The issue of race comes out in Tracy Jordan a character in the show 30 Rock. His character is brought out to be different from the others. On various occasions, he is shown as being slothful, illiterate, negligent husband and father, prodigal, lecherous, covetous, jealous, corrupt, and all sorts of vices. He is presented as carrying a unique medley of defects that makes him exist on a different platform than others especially Liz and Jack who have all the good qualities. He is not praised for anything substantial other than generating laughter. The writers of this show no very well that they have lumped all the stereo types and racially loaded qualities in one character. What this writer should know is that stereotypes can not be used ironically if they are not subverted. This, if watched over many years, may one day backfire. Because many of the blacks will see themselves in Tracy’s shoes and feel that they are wrongly portrayed. The dexterity and tools needed to address the issue of stereotypes must be proportionally equal to that stereotype. This is where 30 Rock fails miserably (Mlawski par. 10).
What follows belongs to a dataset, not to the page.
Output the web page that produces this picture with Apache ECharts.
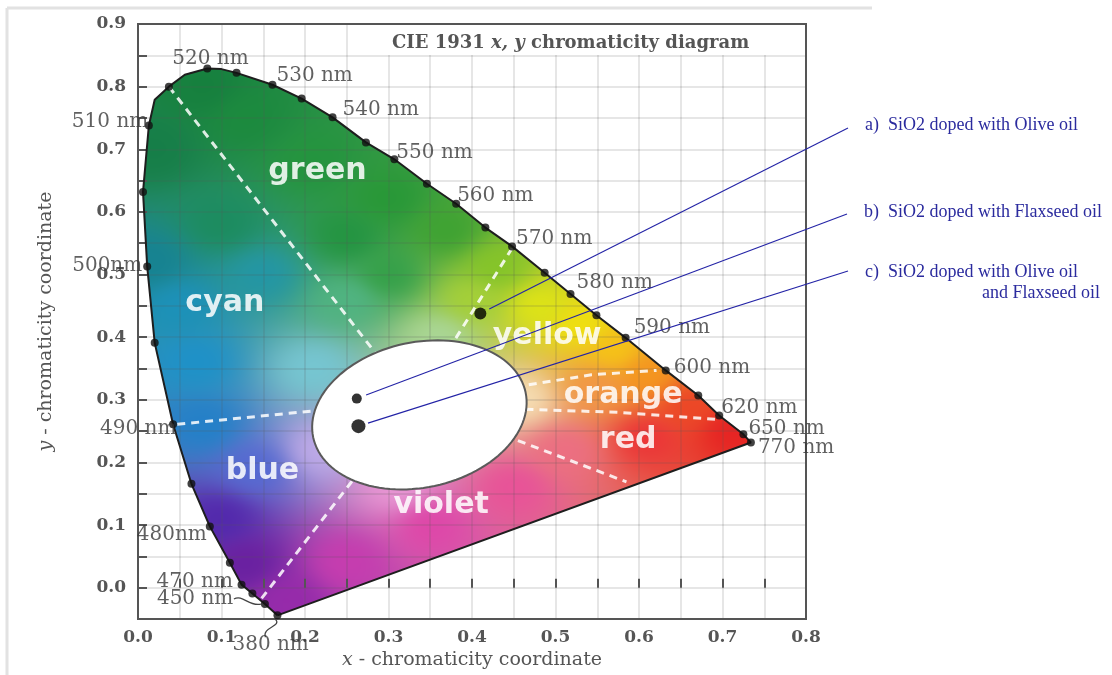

From the characters in the two TV shows it is clear that many issues are brought out from their acting. What comic writers should know is that they are required to interact with people of different race, gender, and social background and even become friends with them in the process. Once a comic writer acquires friends through his or her works, who are from different racial backgrounds and of different gender, he or she will experience the process in which unfamiliar ethnicities and gender inequalities fade away from the exotic to the ordinary, and in the process realize that stereotypes are not reductions or simplifications of people, but rather, masks that are involuntarily worn by those who seen more than they are heard. From ‘The Office”, characters are often used to portray images that strengthen social norms and stereotypes. But it also has those that counter these stereotypes and social norms. What is important is that the show tells its viewers that ignorance is the main issue that fuels the many social norms and stereotypes that are so prevalent in the society today.